Lol. It's written on the side of the stone. I can't remember if there were marks on top when I bought it or not.


----------



## stringer (Sep 10, 2021)

Bump
Paging @KenHash


----------



## Qapla' (Sep 10, 2021)

I'm hazarding a guess it's some sort Okudo suita.


----------



## KenHash (Sep 10, 2021)

Good God that's some awful handwriting.　
Can only make out some of it.
奥殿　Okudo (unsual way of reading but correct)
Next 1 or 2 characters...can not make out.
巣板蓮華　Suita Renge
卵色　Tamagoiro Egg Color
巣板　Suita. (stone where there are holes from gas release?)
Maybe someone who knows Natural Stones can make all this out.


----------



## stringer (Sep 10, 2021)

KenHash said:


> Good God that's some awful handwriting.
> Can only make out some of it.
> 奥殿　Okudono
> 板蓮　Banren?? Board Lotus
> ...



Thanks @KenHash . That actually gives me quite a bit to work with.

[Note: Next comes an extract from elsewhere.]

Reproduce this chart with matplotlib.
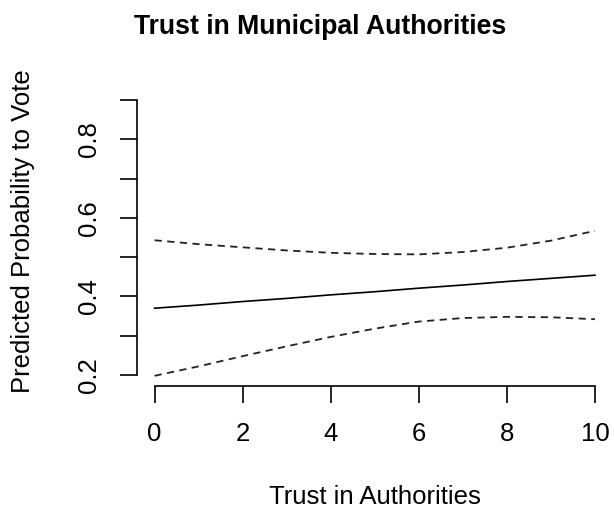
import numpy as np
import matplotlib
matplotlib.use("Agg")
import matplotlib.pyplot as plt

# valores
trust = [0, 1, 2, 3, 4, 5, 6, 7, 8, 9, 10]
prob = [0.370, 0.378, 0.387, 0.395, 0.404, 0.412, 0.421, 0.429, 0.438, 0.446, 0.454]
upper = [0.543, 0.533, 0.525, 0.517, 0.511, 0.508, 0.507, 0.513, 0.524, 0.542, 0.567]
lower = [0.198, 0.222, 0.248, 0.273, 0.297, 0.318, 0.336, 0.345, 0.348, 0.347, 0.342]

yticks = [0.2, 0.3, 0.4, 0.5, 0.6, 0.7, 0.8, 0.9]
ylabels = ["0.2", "", "0.4", "", "0.6", "", "0.8", ""]

plt.rcParams['font.family'] = ['Liberation Sans', 'DejaVu Sans']

W, H = 614, 513
fig = plt.figure(figsize=(W / 100, H / 100), dpi=100)
ax = fig.add_axes([137 / W, 1 - 386 / H, (612.6 - 137) / W, (386 - 89) / H])

ax.plot(trust, prob, color='black', lw=1.2)
ax.plot(trust, upper, color='#222222', lw=1.3, ls=(0, (4, 3)))
ax.plot(trust, lower, color='#222222', lw=1.3, ls=(0, (4, 3)))

ax.set_xlim(-0.4, 10.4)
ax.set_ylim(0.172, 0.928)

for s in ['top', 'right']:
    ax.spines[s].set_visible(False)
ax.spines['bottom'].set_bounds(0, 10)
ax.spines['left'].set_bounds(0.2, 0.9)
ax.spines['bottom'].set_linewidth(1.2)
ax.spines['left'].set_linewidth(1.2)

ax.set_xticks([0, 2, 4, 6, 8, 10])
ax.set_yticks(yticks)
ax.set_yticklabels(ylabels, rotation=90, va='center')
ax.tick_params(axis='both', length=12, width=1.2, labelsize=18.5)
ax.tick_params(axis='x', pad=14)
ax.tick_params(axis='y', pad=14)

fig.text(374.5 / W, 1 - 497 / H, "Trust in Authorities",
         ha='center', va='center', fontsize=18.5)
fig.text(23 / W, 1 - 231.5 / H, "Predicted Probability to Vote",
         ha='center', va='center', rotation=90, fontsize=18.5)
fig.text(320 / W, 1 - 27 / H, "Trust in Municipal Authorities",
         ha='center', va='center', fontsize=19.2, fontweight='bold')

fig.savefig("out.png", dpi=100)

It was my first jnat and it has sentimental value so just trying to learn a little more about it.


----------



## Qapla' (Sep 10, 2021)

KenHash said:


> Good God that's some awful handwriting.
> Can only make out some of it.
> 奥殿　Okudono
> 板蓮　Banren?? Board Lotus
> ...


I don't know anything about natural stones, but between your kanji and what I read in other posts on the forum, I wonder if the person here applied for a license from the Redundancy Department of Redundancy and decided to write "Okudo no Suita Renge Tamagoiro Suita"?


----------



## sansho (Sep 10, 2021)

i'd ask on jref.





__





Translations


Only reasonably short translation requests, no song lyrics or anime/manga excerpts.




jref.com


----------



## KenHash (Sep 10, 2021)

OK, corrected by previous above after quick study of Natural Stones terminolgy. Many thanks Qapla.
The only ??? I have left are the one or two characters after 奥殿.
I am not 100% convinced if it is the hiragana の. Maybe it is.
The bottom writing seems to be a date, although I can only make out 年四月 year April.


----------



## phoka (Sep 10, 2021)

My best guess is:
奥殿 Okudo
本巣板 Hon Suita
蓮華 Renge (pattern of the suita)
卵色 Tamago (color of the suita)
巣板 Suita
卅一年 Year 31
四月 April


----------



## KenHash (Sep 10, 2021)

phoka said:


> My best guess is:
> 奥殿 Okudo
> 本巣板 Hon Suita
> 蓮華 Renge (pattern of the suita)
> ...



If Year 31, and since Heisei ended with year 30, that could be Showa year 31 (1956) or Meiji year 31 (1898).
The Taisho period before Showa only lasted 14 years I think.


----------



## stringer (Sep 10, 2021)

You guys are amazing. Thank you. I bought this little stone when I was first getting into straight razors 3 or 4 years ago. I always wondered what it said. I appreciate the KKF wisdom and effort. Cheers


----------